In order to answer this question, we can provide the following quotation from the corresponding monograph “Lambda Calculus. Its Syntax and Semantics“ (Barendregt, 1981):

The point of introducing of $\beta\eta$-reduction is to provide an axiom for provable statements in extensional $\lambda$-calculus [the $\lambda + \text{ext}$ theory, where $\text{ext}$ stands for the rule $M x = N x \Rightarrow M = N$] such that it would have Church–Rosser property.

Proposition. $M =_{\beta\eta} N \Leftrightarrow \lambda\eta \vdash M = N \Leftrightarrow \lambda + \text{ext} \vdash M = N$.

[Its proof is based on the following theorem.]

Theorem (by Curry).

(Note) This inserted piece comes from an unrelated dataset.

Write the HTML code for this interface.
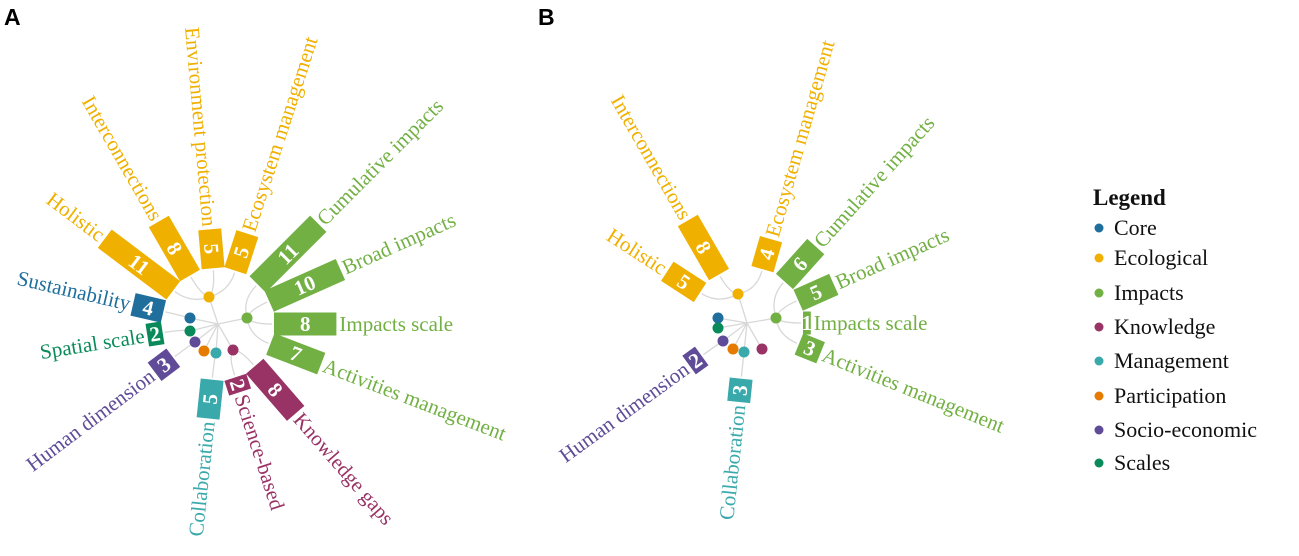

The theories $\lambda + \text{ext}$ and $\lambda\eta$ are equivalent… [Its proof consists of two parts: $(\text{ext}) \Rightarrow (\eta)$ and vice versa.]

One of the reasons to consider the system $\lambda\eta$ is that it has a certain property of completeness… [Namely, in the sense of the following theorem.]

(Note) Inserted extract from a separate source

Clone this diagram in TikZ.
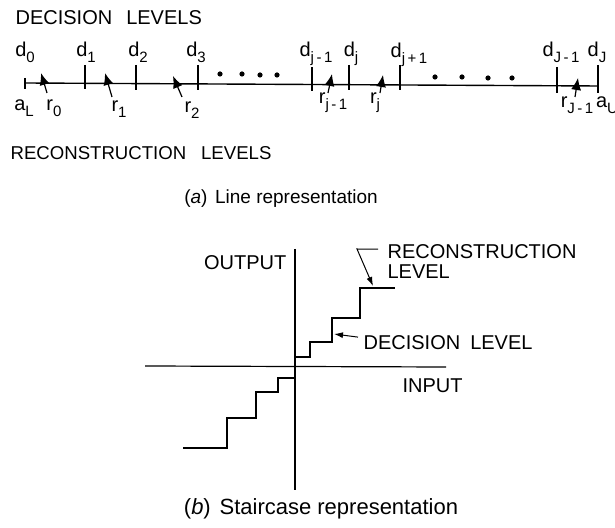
\documentclass[tikz,border=0pt]{standalone}
\usepackage{fontspec}
\setmainfont{Liberation Sans}
\usetikzlibrary{arrows.meta}
\tikzstyle{caps}=[inner sep=0pt, font=\fontsize{10}{12}\selectfont]
\tikzstyle{lbl}=[inner sep=0pt, font=\fontsize{10}{12}\selectfont]
\tikzstyle{capt}=[inner sep=0pt, font=\fontsize{9.5}{11}\selectfont]
\tikzstyle{rarrow}=[line width=0.6pt, -{Latex[length=6pt,width=5pt]}]
\tikzstyle{lead}=[line width=0.5pt, -{Latex[length=4.5pt,width=3pt]}]
\tikzstyle{stair}=[line width=1.4pt, line join=miter]
\tikzstyle{dtick}=[line width=0.6pt]
\newcommand{\lsub}[1]{\raisebox{-0.55ex}{\fontsize{7.5}{8}\selectfont#1}}

\begin{document}
\begin{tikzpicture}[x=0.5pt, y=-0.5pt, line width=0.6pt]
    \useasboundingbox (0,0) rectangle (615,528);
    % (a) line representation
    \coordinate (la) at (25,83);
    \coordinate (lb) at (598,86);
    \draw[line width=0.7pt] (la) -- (lb);
    \draw[dtick] (25,78) -- (25,89);
    \draw[dtick] (85,65) -- (85,89);
    \draw[dtick] (136,65) -- (136,90);
    \draw[dtick] (198,65) -- (198,90);
    \draw[dtick] (312,67) -- (312,91);
    \draw[dtick] (349,65) -- (349,90);
    \draw[dtick] (400,65) -- (400,90);
    \draw[dtick] (557,67) -- (557,93);
    \draw[dtick] (598,65) -- (598,93);
    \node[lbl, anchor=base] (d0) at (25,57) {d\lsub{0}};
    \node[lbl, anchor=base] (d1) at (86,57) {d\lsub{1}};
    \node[lbl, anchor=base] (d2) at (138,57) {d\lsub{2}};
    \node[lbl, anchor=base] (d3) at (196,57) {d\lsub{3}};
    \node[lbl, anchor=base] (dj1) at (316,57) {d\lsub{j\,-\,1}};
    \node[lbl, anchor=base] (dj) at (351,57) {d\lsub{j}};
    \node[lbl, anchor=base] (djp) at (409,58) {d\lsub{j\,+\,1}};
    \node[lbl, anchor=base] (dJ1) at (561,57) {d\lsub{J\,-\,1}};
    \node[lbl, anchor=base] (dJ) at (597,57) {d\lsub{J}};
    \fill (220,74) circle[radius=1.3pt];
    \fill (242,74) circle[radius=1.3pt];
    \fill (260,75) circle[radius=1.3pt];
    \fill (277,75) circle[radius=1.3pt];
    \fill (435,77) circle[radius=1.3pt];
    \fill (462,77) circle[radius=1.3pt];
    \fill (488,78) circle[radius=1.3pt];
    \fill (512,78) circle[radius=1.3pt];
    \coordinate (s0) at (47,93);   \coordinate (t0) at (41,73);
    \coordinate (s1) at (112,97);  \coordinate (t1) at (105,73);
    \coordinate (s2) at (182,97);  \coordinate (t2) at (173,76);
    \coordinate (s3) at (328,93);  \coordinate (t3) at (332,74);
    \coordinate (s4) at (380,93);  \coordinate (t4) at (383,75);
    \coordinate (s5) at (575,97);  \coordinate (t5) at (578,78);
    \draw[rarrow] (s0) -- (t0);
    \draw[rarrow] (s1) -- (t1);
    \draw[rarrow] (s2) -- (t2);
    \draw[rarrow] (s3) -- (t3);
    \draw[rarrow] (s4) -- (t4);
    \draw[rarrow] (s5) -- (t5);
    \node[lbl, anchor=base] (aL) at (24,111) {a\lsub{L}};
    \node[lbl, anchor=base] (r0) at (54,111) {r\lsub{0}};
    \node[lbl, anchor=base] (r1) at (119,112) {r\lsub{1}};
    \node[lbl, anchor=base] (r2) at (192,113) {r\lsub{2}};
    \node[lbl, anchor=base] (rj1) at (333,104) {r\lsub{j\,-\,1}};
    \node[lbl, anchor=base] (rj) at (375,104) {r\lsub{j}};
    \node[lbl, anchor=base] (rJ1) at (577,108) {r\lsub{J\,-\,1}};
    \node[lbl, anchor=base] (aU) at (607,108) {a\lsub{U}};
    \node[caps, anchor=base west] (declev) at (15,25) {DECISION\hspace{0.7em}LEVELS};
    \node[caps, anchor=base west, font=\fontsize{9.3}{11}\selectfont] (reclev) at (10,160) {RECONSTRUCTION\hspace{0.8em}LEVELS};
    \node[capt, anchor=base] (capa) at (281,204) {(\textit{a})\hspace{0.4em}Line representation};
    % (b) staircase representation
    \coordinate (xl) at (145,366);
    \coordinate (xr) at (446,367);
    \coordinate (yt) at (295,249);
    \coordinate (yb) at (295,490);
    \draw (xl) -- (xr);
    \draw (yt) -- (yb);
    \draw[stair] (183,448) -- (227,448) -- (227,418) -- (256,418) -- (256,392)
        -- (278,392) -- (278,378) -- (295,378) -- (295,357) -- (310,357)
        -- (310,342) -- (332,342) -- (332,318) -- (360,318) -- (360,288) -- (395,288);
    \node[caps, anchor=base east] (out) at (287,270) {OUTPUT};
    \node[caps, anchor=base west] (inp) at (402,393) {INPUT};
    \node[caps, anchor=base west] (rec) at (387,259) {RECONSTRUCTION};
    \node[caps, anchor=base west] (lev) at (387,279) {LEVEL};
    \node[caps, anchor=base west] (dec) at (363,350) {DECISION\hspace{0.5em}LEVEL};
    \coordinate (rk) at (357,249);
    \coordinate (rt) at (373,286);
    \coordinate (dt) at (334,334);
    \draw[lead] ([xshift=-4.5pt,yshift=1.5pt]rec.west) -- (rk) -- (rt);
    \draw[lead] ([xshift=-2.5pt,yshift=3pt]dec.west) -- (dt);
    \node[capt, anchor=base, font=\fontsize{11}{13}\selectfont] (capb) at (321,514) {(\textit{b})\hspace{0.4em}Staircase representation};
\end{tikzpicture}
\end{document}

Theorem. Let $M$ and $N$ both have a normal form. Then, either $\lambda\eta \vdash M = N$, or $\lambda\eta + M = N$ is inconsistent…

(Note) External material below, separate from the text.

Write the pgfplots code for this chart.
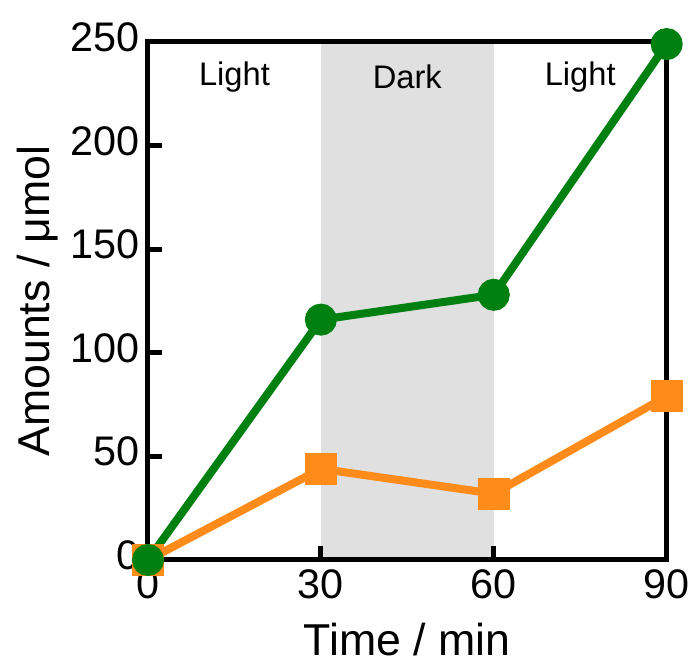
\documentclass[border=0pt]{standalone}
\usepackage{fontspec}
\setmainfont{Liberation Sans}
\usepackage{pgfplots}
\pgfplotsset{compat=1.18}
\definecolor{cgreen}{HTML}{008011}
\definecolor{corange}{HTML}{FF8C1A}
\definecolor{cgray}{HTML}{E0E0E0}
\begin{document}
\begin{tikzpicture}
\begin{axis}[
  width=389pt, height=388.5pt, scale only axis,
  xmin=0, xmax=90, ymin=0, ymax=250,
  xtick={0,30,60,90}, ytick={0,50,100,150,200,250},
  tick align=inside, xtick pos=bottom, ytick pos=left,
  major tick length=10.5pt,
  every tick/.style={line width=3.75pt, black},
  axis line style={line width=3.75pt},
  /pgf/number format/assume math mode=true,
  tick label style={font=\fontsize{31}{31}\selectfont},
  label style={font=\fontsize{33.5}{33.5}\selectfont},
  xlabel={Time / min}, ylabel={Amounts / μmol},
  xlabel style={yshift=-11pt},
  ylabel style={yshift=2pt},
  yticklabel style={xshift=-3pt, yshift=3.5pt},
  xticklabel style={yshift=-4pt},
  clip=false, axis on top,
]
\addplot[fill=cgray, draw=none] coordinates {(30,0) (30,250) (60,250) (60,0)} -- cycle;
\node[font=\fontsize{24.5}{24.5}\selectfont] at (axis cs:15,233) {Light};
\node[font=\fontsize{24.5}{24.5}\selectfont] at (axis cs:45,233) {Dark};
\node[font=\fontsize{24.5}{24.5}\selectfont] at (axis cs:75,233) {Light};
\addplot[corange, line width=6pt, mark=square*, mark size=9pt, mark options={solid}] coordinates {(0,0) (30,44) (60,32) (90,79)};
\addplot[cgreen, line width=6pt, mark=*, mark size=9pt] coordinates {(0,0) (30,116) (60,128) (90,249)};
\end{axis}
\pgfresetboundingbox
\path (-111pt,-77.25pt) rectangle (411.75pt,420pt);
\end{tikzpicture}
\end{document}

HP-complete [after Hilbert–Post] theories correspond to maximum consistent theories in theory of models for the first-order logic.

8

Just to add to Andrej's very good answer: the theory of untyped $\lambda$-calculus with $\beta$ and $\eta$ reduction rules satisfies some very nice properties:

  • It is consistent in the sense that there are two terms, for example $\lambda x y.x$ and $\lambda x y.y$ that are not $\beta\eta$ equivalent. This is a consequence of the confluence theorem for $\beta\eta$ reduction.

  • It is a maximal consistent theory in the following sense: if $\iota$ is an
    equivalence relation on terms such that:

    1. It is closed by congruence: $u\ =_\iota\ v \Rightarrow t\ u\ =_\iota\ t\ v$ etc.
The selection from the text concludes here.